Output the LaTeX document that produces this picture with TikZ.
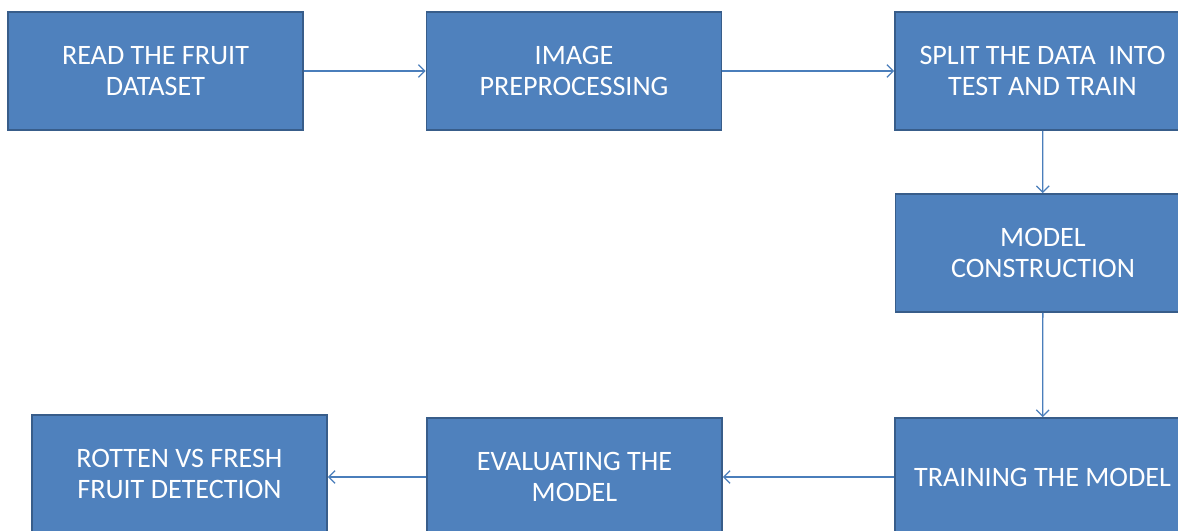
\documentclass[tikz,border=0pt]{standalone}
\usepackage{fontspec}
\setmainfont{Carlito}
\usepackage{tikz}
\usetikzlibrary{arrows.meta,positioning}
\definecolor{boxfill}{HTML}{4F81BD}
\definecolor{boxline}{HTML}{385D8A}
\definecolor{flowline}{HTML}{4A7EBB}

\begin{document}
\begin{tikzpicture}[x=0.025cm, y=-0.025cm,
    stepbox/.style={rectangle, draw=boxline, line width=1.2pt, fill=boxfill,
                    minimum width=7.375cm, minimum height=2.95cm,
                    text=white, align=center,
                    font=\fontsize{20pt}{22.5pt}\selectfont},
    flow/.style={draw=flowline, line width=0.9pt,
                 -{Straight Barb[length=4.5pt, width=9pt]}}]

    \clip (0,0) rectangle (1178,531);
    \fill[white] (0,0) rectangle (1178,531);

    % Top row
    \node[stepbox] (read) at (155.5, 71) {READ THE FRUIT\\DATASET};
    \node[stepbox] (prep) at (574, 71) {IMAGE\\PREPROCESSING};
    \node[stepbox] (split) at (1042.5, 71) {SPLIT THE DATA~ INTO\\TEST AND TRAIN};

    % Right column
    \node[stepbox] (build) at (1043, 253) {MODEL\\CONSTRUCTION};
    \node[stepbox] (train) at (1042.5, 477) {TRAINING THE MODEL};

    % Bottom row
    \node[stepbox] (eval) at (574.5, 477) {EVALUATING THE\\MODEL};
    \node[stepbox] (detect) at (179.5, 474) {ROTTEN VS FRESH\\FRUIT DETECTION};

    % Connections
    \draw[flow] (read) -- (prep);
    \draw[flow] (prep) -- (split);
    \draw[flow] (split) -- (build);
    \draw[flow] (build) -- (train);
    \draw[flow] (train) -- (eval);
    \draw[flow] (eval.west) -- (eval.west -| detect.east);
\end{tikzpicture}
\end{document}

▬▬▬

## Short problem
Set the data above down again exactly as given, with no pictures.

## Written response
Output the LaTeX document that produces this picture with TikZ.
\documentclass[tikz,border=0pt]{standalone}
\usepackage{fontspec}
\setmainfont{Carlito}
\usepackage{tikz}
\usetikzlibrary{arrows.meta,positioning}
\definecolor{boxfill}{HTML}{4F81BD}
\definecolor{boxline}{HTML}{385D8A}
\definecolor{flowline}{HTML}{4A7EBB}

\begin{document}
\begin{tikzpicture}[x=0.025cm, y=-0.025cm,
    stepbox/.style={rectangle, draw=boxline, line width=1.2pt, fill=boxfill,
                    minimum width=7.375cm, minimum height=2.95cm,
                    text=white, align=center,
                    font=\fontsize{20pt}{22.5pt}\selectfont},
    flow/.style={draw=flowline, line width=0.9pt,
                 -{Straight Barb[length=4.5pt, width=9pt]}}]

    \clip (0,0) rectangle (1178,531);
    \fill[white] (0,0) rectangle (1178,531);

    % Top row
    \node[stepbox] (read) at (155.5, 71) {READ THE FRUIT\\DATASET};
    \node[stepbox] (prep) at (574, 71) {IMAGE\\PREPROCESSING};
    \node[stepbox] (split) at (1042.5, 71) {SPLIT THE DATA~ INTO\\TEST AND TRAIN};

    % Right column
    \node[stepbox] (build) at (1043, 253) {MODEL\\CONSTRUCTION};
    \node[stepbox] (train) at (1042.5, 477) {TRAINING THE MODEL};

    % Bottom row
    \node[stepbox] (eval) at (574.5, 477) {EVALUATING THE\\MODEL};
    \node[stepbox] (detect) at (179.5, 474) {ROTTEN VS FRESH\\FRUIT DETECTION};

    % Connections
    \draw[flow] (read) -- (prep);
    \draw[flow] (prep) -- (split);
    \draw[flow] (split) -- (build);
    \draw[flow] (build) -- (train);
    \draw[flow] (train) -- (eval);
    \draw[flow] (eval.west) -- (eval.west -| detect.east);
\end{tikzpicture}
\end{document}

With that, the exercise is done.